Однако в этой истории есть то, чего нет в уже разобранных произведениях. Как Гоголь в «Шинели», Чехов устроил для развития мрачной русской литературы небольшую революцию. Если автор «Петербургских повестей» писал откровенно фантастические сюжеты, изредка позволяя читателю трактовать появление чего-то страшного в них как наваждение, то Чехов пошел дальше. Оставил тесную взаимосвязь реализма с мистикой, но умалил ее значимость, сделав лишь одним из способов трактовки событий. То есть поменял акценты. Страшное явление автоматически перестало быть центром сюжета, обратившись взглядом героя на мир и способом воспринимать объективную, не страшную реальность. «Черным монахом» Чехов сделал хоррор более сложным, показав, что он может быть не только жанром, но и всего лишь одним из тонких слоев реалистичного сюжета.
В дальнейшем такой подход разовьётся в целое направление, где хоррор-детали будут играть не только сюжетообразующую роль, а станут восприниматься как приёмы, раскрывающие образ, подчеркивающие характер, усиливающие темную атмосферу и настроение рассказа. Как следствие, наследование литературным традициям начала XIX века с их романтическими конфликтами обернется сгущением темных красок, мода писать реалистично превратится в натуралистичную подачу страшного, а редкая форма притчи станет приёмом для раскрытия психологического/нравственного подтекста. По большому счету, бывшие каноны и традиции превратятся в инструменты повествования — что, безусловно, повлияет на формирующийся жанр.

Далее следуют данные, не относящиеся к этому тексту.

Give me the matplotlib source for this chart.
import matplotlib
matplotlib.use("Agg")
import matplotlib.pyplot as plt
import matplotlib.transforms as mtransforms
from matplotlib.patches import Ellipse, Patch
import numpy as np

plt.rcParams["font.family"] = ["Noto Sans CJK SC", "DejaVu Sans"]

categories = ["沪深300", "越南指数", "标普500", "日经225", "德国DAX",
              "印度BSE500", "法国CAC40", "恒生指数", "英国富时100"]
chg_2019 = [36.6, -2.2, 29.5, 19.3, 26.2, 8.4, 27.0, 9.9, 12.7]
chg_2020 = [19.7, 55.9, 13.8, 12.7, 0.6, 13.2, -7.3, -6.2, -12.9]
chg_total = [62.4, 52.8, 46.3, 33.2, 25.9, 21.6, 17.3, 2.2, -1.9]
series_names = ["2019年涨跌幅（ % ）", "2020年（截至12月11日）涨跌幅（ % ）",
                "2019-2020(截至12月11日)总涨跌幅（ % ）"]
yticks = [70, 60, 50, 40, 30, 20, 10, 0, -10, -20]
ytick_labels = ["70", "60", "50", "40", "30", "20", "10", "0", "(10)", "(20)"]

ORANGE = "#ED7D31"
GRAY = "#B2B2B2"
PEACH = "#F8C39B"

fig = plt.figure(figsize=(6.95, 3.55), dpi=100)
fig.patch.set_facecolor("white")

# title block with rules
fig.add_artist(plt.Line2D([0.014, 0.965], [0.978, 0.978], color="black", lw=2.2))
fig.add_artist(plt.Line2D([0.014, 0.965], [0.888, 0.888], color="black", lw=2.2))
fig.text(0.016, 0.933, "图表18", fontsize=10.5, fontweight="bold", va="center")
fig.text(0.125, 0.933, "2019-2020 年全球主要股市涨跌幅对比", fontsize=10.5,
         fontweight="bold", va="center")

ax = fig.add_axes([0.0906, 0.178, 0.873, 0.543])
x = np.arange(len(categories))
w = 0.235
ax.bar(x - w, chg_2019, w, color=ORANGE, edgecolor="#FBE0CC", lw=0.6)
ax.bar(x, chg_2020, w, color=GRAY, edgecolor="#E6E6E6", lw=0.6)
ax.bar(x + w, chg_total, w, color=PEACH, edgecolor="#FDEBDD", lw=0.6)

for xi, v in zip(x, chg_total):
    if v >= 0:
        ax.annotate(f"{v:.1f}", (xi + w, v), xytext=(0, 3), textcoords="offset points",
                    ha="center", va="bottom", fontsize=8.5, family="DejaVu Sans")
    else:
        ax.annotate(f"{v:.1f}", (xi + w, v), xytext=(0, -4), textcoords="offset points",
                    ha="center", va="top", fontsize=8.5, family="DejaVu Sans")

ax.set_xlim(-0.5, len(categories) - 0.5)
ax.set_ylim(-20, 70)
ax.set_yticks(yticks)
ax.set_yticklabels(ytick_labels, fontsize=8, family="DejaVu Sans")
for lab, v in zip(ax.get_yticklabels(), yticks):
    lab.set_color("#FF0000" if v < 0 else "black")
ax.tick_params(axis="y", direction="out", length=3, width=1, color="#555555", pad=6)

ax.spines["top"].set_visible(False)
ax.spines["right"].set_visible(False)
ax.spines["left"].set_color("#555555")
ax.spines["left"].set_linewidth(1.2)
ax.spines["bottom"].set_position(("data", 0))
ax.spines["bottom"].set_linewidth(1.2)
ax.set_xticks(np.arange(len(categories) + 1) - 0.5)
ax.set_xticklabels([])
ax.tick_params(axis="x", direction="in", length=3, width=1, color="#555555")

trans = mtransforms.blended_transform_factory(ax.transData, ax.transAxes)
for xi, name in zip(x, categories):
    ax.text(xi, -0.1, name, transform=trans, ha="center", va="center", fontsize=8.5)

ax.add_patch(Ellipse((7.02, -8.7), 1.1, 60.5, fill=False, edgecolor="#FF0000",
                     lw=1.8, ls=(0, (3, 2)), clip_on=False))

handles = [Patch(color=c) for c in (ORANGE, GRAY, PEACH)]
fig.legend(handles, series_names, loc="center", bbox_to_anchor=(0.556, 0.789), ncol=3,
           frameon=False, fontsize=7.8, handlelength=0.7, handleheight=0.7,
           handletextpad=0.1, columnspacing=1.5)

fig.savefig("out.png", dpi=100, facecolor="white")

Процесс его укрепления продолжится с началом XX столетия, в рамках традиции Серебряного века. На рассматриваемой же стадии приходится говорить об ослаблении одних течений и приходе им на смену новых. В сюжетных схемах, привязанных к народным преданиям, сильной оставалась лишь привычка авторов красочно описывать монстров, которые могли испугать читателя. Конечно, это по-прежнему оказывало эффект на массовую аудиторию, увеличивая количество произведений в хорроре. Но не повышало качественный уровень жанра.